Salgueiro noted that following these procedures can take an excessively long time.

“The municipality identifies the need for land cleaning, notifies the landowner to proceed with the cleaning, naturally following the deadlines of the Administrative Procedure Code that require a set of steps; the individual can oppose this cleaning, and if they wish to carry it out, they do it at the time they deem possible. The municipality can only replace the owner months after starting the procedure,” she detailed.

The mayor also stressed that fulfilling these steps “depends on the municipality’s capability at various levels, whether technical or financial,” as “one cannot expect municipalities, regardless of their size, to address this issue with their limited resources.”

“There are municipalities that do not have the financial means to carry out these tasks because they receive no funding, so it is important that municipalities are provided with the human and financial resources,” especially those in more desertified regions.
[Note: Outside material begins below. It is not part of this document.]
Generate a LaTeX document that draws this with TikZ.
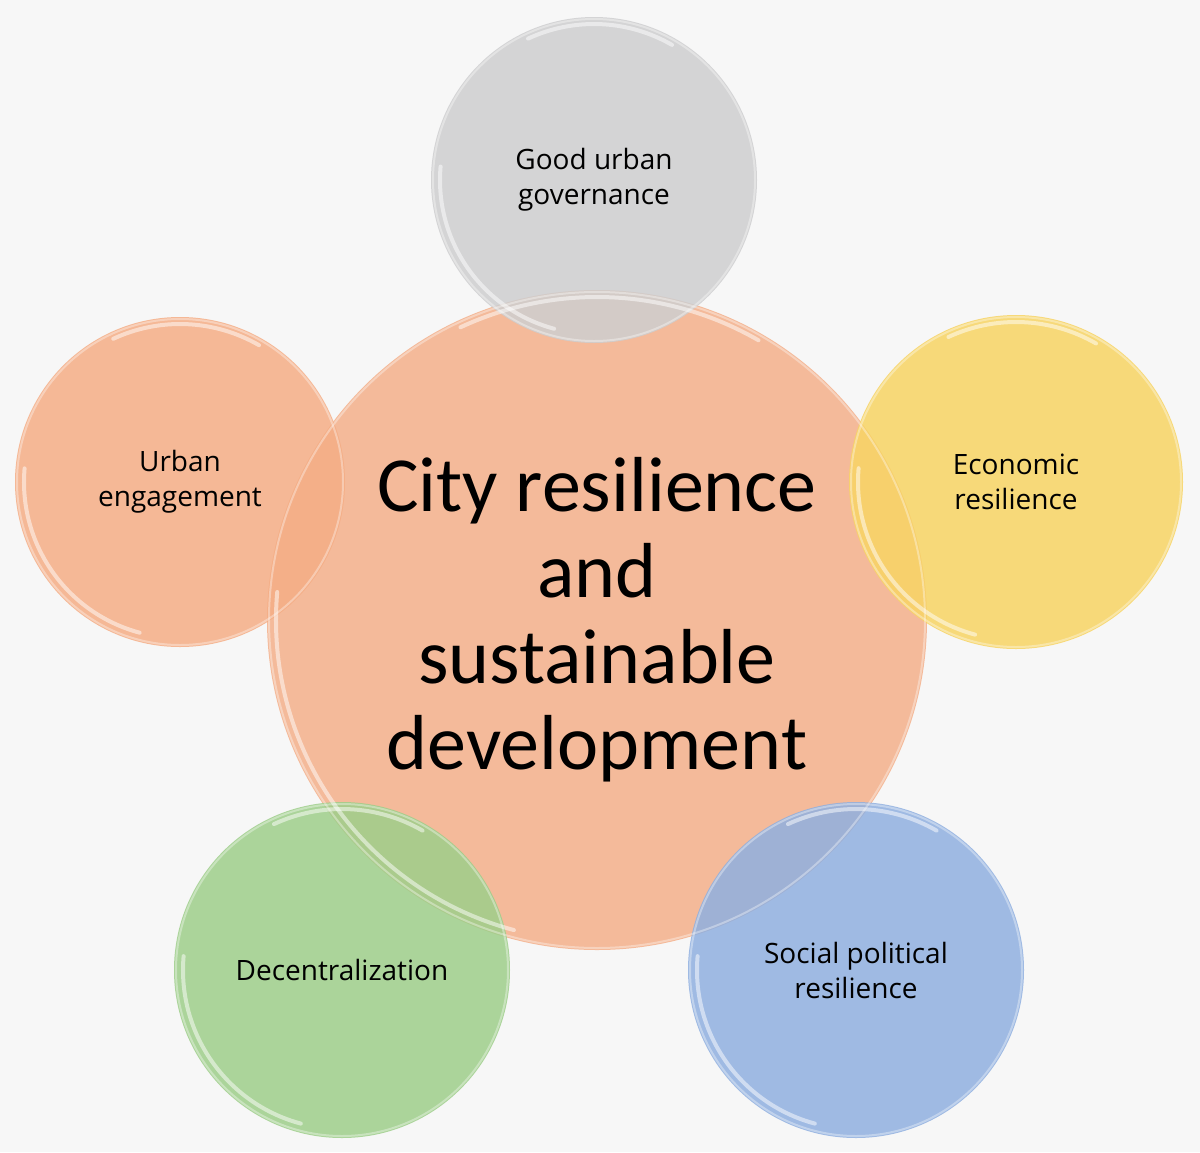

Luísa Salgueiro criticized the country’s centralization, where “decentralization does not progress because there is no desire for it to do so, regionalization is frozen,” and there is “a country at different speeds,” lacking “the ability for immediate decision-making,” dependent on authorities “who, being in Lisbon, end up always being the ones making decisions about all these parts of the territory,” while “the country watches this unfold.”

“This is not just with this government. It is with successive governments. This is not a partisan issue; it is about public interest, national interest, people’s interest, and the protection of the territory,” said the socialist mayor.

Salgueiro said it is “evident” and “unquestionable” that there were problems and lack of coordination in combating recent fires, affirming that the fault is “multi-level, from national to regional.”

She also stated that she had not yet had time to analyze the government’s proposals presented on Thursday, but if they are “a response to what has long been identified and delayed in being done, they are a step in the right direction.”

“It is late, but it is better for it to be done now (…) the country can no longer wait,” she observed.

In addition to the revision of the hazard maps and more legal, technical, human, and financial means to enforce quicker land cleaning by private owners, the document with proposals sent by the ANMP to the government, which Lusa accessed, includes a call for simplifying the system’s operational rules of fire management, “reducing the dispersion and complexity of planning and programming instruments.”

The municipalities want the State to equip city councils “with legal and administrative tools to take possession of private lands with undergrowth and/or poorly structured forest where there is a risk of fire, to take operational measures and risk reduction in case of non-compliance by the private owners.”

The document also advocates means to continue the property registry and increase the oversight capacity of the Institute for Nature Conservation and Forests (ICNF) and that of the GNR/SEPNA.

“Strengthening surveillance and deterrence capacity through the presence of authority in the forest, also calling on the Armed Forces to this purpose, particularly the Army and the Air Force for reconnaissance actions during high-risk periods and fire combat, with activation mechanisms that allow action close to ignition times, in areas where firefighters’ terrestrial operational means are markedly insufficient,” it advocated.

The extensive document also calls for restructuring the integrated command chain in firefighting operations, with an objective definition of responsible roles, greater coordination between municipalities, humanitarian associations, and firefighter corporations, and revising the working conditions of career and volunteer firefighters, urging the government to “initiate the legislative process leading to the approval of a new Professional Statute for Career Firefighters.”